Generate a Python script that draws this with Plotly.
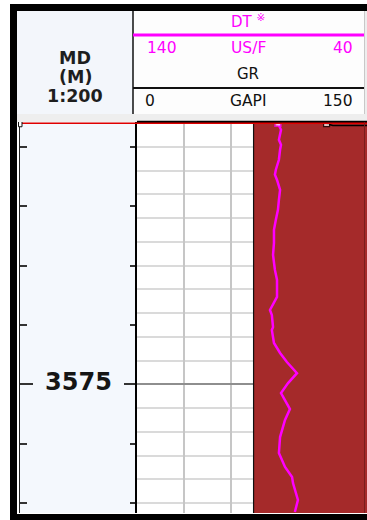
import plotly.graph_objects as go

W, H = 367, 520

# ---- log data -------------------------------------------------------------
# DT sonic curve, measured depth (m) and slowness (US/F)
dt_depth = [3564.00, 3564.28, 3564.70, 3564.91, 3565.12, 3565.54, 3565.96, 3566.17,
            3566.39, 3566.81, 3567.23, 3567.65, 3568.07, 3568.49, 3569.04, 3569.55,
            3570.18, 3570.60, 3571.32, 3571.57, 3571.87, 3572.08, 3572.59, 3572.71,
            3573.26, 3573.68, 3574.06, 3574.53, 3574.95, 3575.37, 3576.04, 3576.50,
            3577.22, 3577.89, 3578.48, 3578.90, 3579.16, 3579.87, 3580.38]
dt_value = [80.0, 78.7, 79.6, 78.7, 79.1, 79.6, 80.9, 81.3,
            80.4, 79.1, 79.6, 80.0, 80.9, 81.7, 81.7, 82.1,
            81.3, 80.4, 80.4, 81.7, 83.4, 82.6, 82.1, 82.6,
            81.7, 79.1, 76.2, 71.9, 75.7, 78.7, 74.9, 77.0,
            79.1, 79.6, 77.0, 74.0, 73.6, 71.5, 72.8]

# GR curve (GAPI) - only its first samples fall inside the window
gr_depth = [3564.02, 3564.10, 3564.10]
gr_value = [121.0, 125.0, 170.0]

# shaded GR band: left edge value and the track's far edge (GAPI)
fill_depth = [3563.95, 3580.45]
fill_left = [74.4, 74.4]
fill_right = [150.0, 150.0]

# depth annotations and the top marker
depth_labels = [3575]
top_marker_depth = 3564.0

# axis ranges
depth_range = [3580.42, 3563.95]
gr_range = [0, 146.8]
dt_range = [140, 42.1]

# header texts
depth_header = ["MD", "(M)", "1:200"]
dt_header = {"name": "DT <sup>※</sup>", "unit": "US/F", "left": "140", "right": "40"}
gr_header = {"name": "GR", "unit": "GAPI", "left": "0", "right": "150"}

MAGENTA = "#ff00ff"
BROWN = "#a52a2a"
FONT = "DejaVu Sans"


def px(x):
    return x / W


def py(y):
    return 1 - y / H


track_domain_y = [py(513), py(122)]

fig = go.Figure()

# depth labels in the depth track
fig.add_trace(go.Scatter(
    x=[0.5] * len(depth_labels), y=depth_labels, mode="text",
    text=[str(d) for d in depth_labels],
    textfont=dict(family=FONT, size=24, color="#151515", weight="bold"),
    xaxis="x", yaxis="y", hoverinfo="skip", showlegend=False))
# keeps the right-hand depth tick axis alive
fig.add_trace(go.Scatter(
    x=[0.5], y=[depth_range[0]], mode="markers", marker=dict(opacity=0),
    xaxis="x", yaxis="y3", hoverinfo="skip", showlegend=False))

# shaded GR band
fig.add_trace(go.Scatter(
    x=fill_right, y=fill_depth, mode="lines", line=dict(width=0, color=BROWN),
    xaxis="x2", yaxis="y2", hoverinfo="skip", showlegend=False))
fig.add_trace(go.Scatter(
    x=fill_left, y=fill_depth, mode="lines", fill="tonextx", fillcolor=BROWN,
    line=dict(width=1.2, color="#111"),
    xaxis="x2", yaxis="y2", hoverinfo="skip", showlegend=False))

# GR curve
fig.add_trace(go.Scatter(
    x=gr_value, y=gr_depth, mode="lines+markers",
    line=dict(width=1.6, color="#000"),
    marker=dict(symbol="square", size=[6, 0, 0], color="white",
                line=dict(color="#000", width=1.2)),
    xaxis="x2", yaxis="y2", hoverinfo="skip", showlegend=False))

# DT curve
fig.add_trace(go.Scatter(
    x=dt_value, y=dt_depth, mode="lines+markers",
    line=dict(width=2.5, color=MAGENTA),
    marker=dict(symbol="square", size=[6] + [0] * (len(dt_value) - 1), color="white",
                line=dict(color=MAGENTA, width=1.5)),
    xaxis="x3", yaxis="y2", hoverinfo="skip", showlegend=False))

depth_ticks = dict(
    range=depth_range, domain=track_domain_y, showticklabels=False,
    showgrid=False, zeroline=False, ticks="inside", tick0=3575, dtick=25,
    ticklen=13, tickwidth=2, tickcolor="#333",
    minor=dict(ticks="inside", tick0=3575, dtick=2.5, ticklen=7,
               tickwidth=2, tickcolor="#333"))

shapes = []


def rect(x0, y0, x1, y1, color, layer="below"):
    shapes.append(dict(type="rect", xref="paper", yref="paper",
                       x0=px(x0), x1=px(x1), y0=py(y0), y1=py(y1),
                       fillcolor=color, line=dict(width=0), layer=layer))


def hline(x0, x1, y, color, width, layer="above"):
    shapes.append(dict(type="line", xref="paper", yref="paper",
                       x0=px(x0), x1=px(x1), y0=py(y), y1=py(y),
                       line=dict(color=color, width=width), layer=layer))


def vline(x, y0, y1, color, width, layer="above"):
    shapes.append(dict(type="line", xref="paper", yref="paper",
                       x0=px(x), x1=px(x), y0=py(y0), y1=py(y1),
                       line=dict(color=color, width=width), layer=layer))


# header area
rect(17, 10, 367, 122, "#eeeeee")
rect(17, 10, 133, 114, "#f3f6fb")
rect(133, 10, 364, 114, "#fdfdfd")
vline(133, 10, 114, "#111", 1.5)
vline(364.5, 10, 114, "#c8c8c8", 1)
hline(133, 364, 35, MAGENTA, 3)
hline(133, 364, 88, "#111", 2)

# depth track background
shapes.append(dict(type="rect", xref="x domain", yref="y domain", x0=0, x1=1,
                   y0=0, y1=1, fillcolor="#f4f8fd", line=dict(width=0), layer="below"))

# top edge of the log track and the top marker line
hline(137, 367, 122, "#000", 2.5)
shapes.append(dict(type="line", xref="paper", yref="y", x0=px(19), x1=1,
                   y0=top_marker_depth, y1=top_marker_depth,
                   line=dict(color="#e00000", width=1.5), layer="above"))
shapes.append(dict(type="rect", xref="paper", yref="y", x0=px(18.5), x1=px(22),
                   y0=top_marker_depth - 0.15, y1=top_marker_depth + 0.15,
                   fillcolor="white", line=dict(color="#111", width=1), layer="above"))
# right edge of the log track
vline(364.5, 122, 513, "#7a1c1c", 1)

# frame
rect(10, 4, 367, 11, "#000", "above")
rect(10, 4, 17, 520, "#000", "above")
rect(10, 514, 367, 520, "#000", "above")

annotations = []


def text(x, y, s, color, size, anchor="center", bold=False):
    annotations.append(dict(
        xref="paper", yref="paper", x=px(x), y=py(y), text=s, showarrow=False,
        xanchor=anchor, yanchor="middle",
        font=dict(family=FONT, size=size, color=color,
                  weight="bold" if bold else "normal")))


for s, y in zip(depth_header, [58, 77, 96]):
    text(75, y, s, "#1e1e1e", 17.5, bold=True)

text(248.5, 21, dt_header["name"], MAGENTA, 15)
text(145, 48, dt_header["left"], MAGENTA, 15.5, "left")
text(248.5, 48, dt_header["unit"], MAGENTA, 15.5)
text(355, 48, dt_header["right"], MAGENTA, 15.5, "right")
text(248.5, 74, gr_header["name"], "#111", 15)
text(143, 101, gr_header["left"], "#111", 15.5, "left")
text(248.5, 101, gr_header["unit"], "#111", 15.5)
text(355, 101, gr_header["right"], "#111", 15.5, "right")

fig.update_layout(
    width=W, height=H, margin=dict(l=0, r=0, t=0, b=0),
    paper_bgcolor="white", plot_bgcolor="white", showlegend=False,
    xaxis=dict(domain=[px(20), px(137)], range=[0, 1], visible=False,
               anchor="y", fixedrange=True),
    yaxis=dict(anchor="x", side="left", showline=True, linecolor="#222",
               linewidth=1, **depth_ticks),
    yaxis3=dict(anchor="x", side="right", overlaying="y", showline=False,
                **depth_ticks),
    xaxis2=dict(domain=[px(137), 1], range=gr_range, anchor="y2",
                showgrid=True, gridcolor="#c6c6c6", gridwidth=2, tick0=0, dtick=30,
                showticklabels=False, ticks="", zeroline=False, showline=False),
    yaxis2=dict(anchor="x2", range=depth_range, domain=track_domain_y,
                showgrid=True, tick0=3575, dtick=25, gridcolor="#8e8e8e", gridwidth=2,
                minor=dict(dtick=1, tick0=3575, showgrid=True,
                           gridcolor="#dadada", gridwidth=2),
                showticklabels=False, ticks="", zeroline=False,
                showline=True, linecolor="#000", linewidth=2),
    xaxis3=dict(overlaying="x2", anchor="y2", range=dt_range, visible=False),
    shapes=shapes, annotations=annotations,
)

fig.write_html("out.html")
------------------------------------------------------------
Restate exactly, please, only the lines between the start of the data and the line containing "W, H = 367, 520", both ends included, skipping the pictures.

Generate a Python script that draws this with Plotly.
import plotly.graph_objects as go

W, H = 367, 520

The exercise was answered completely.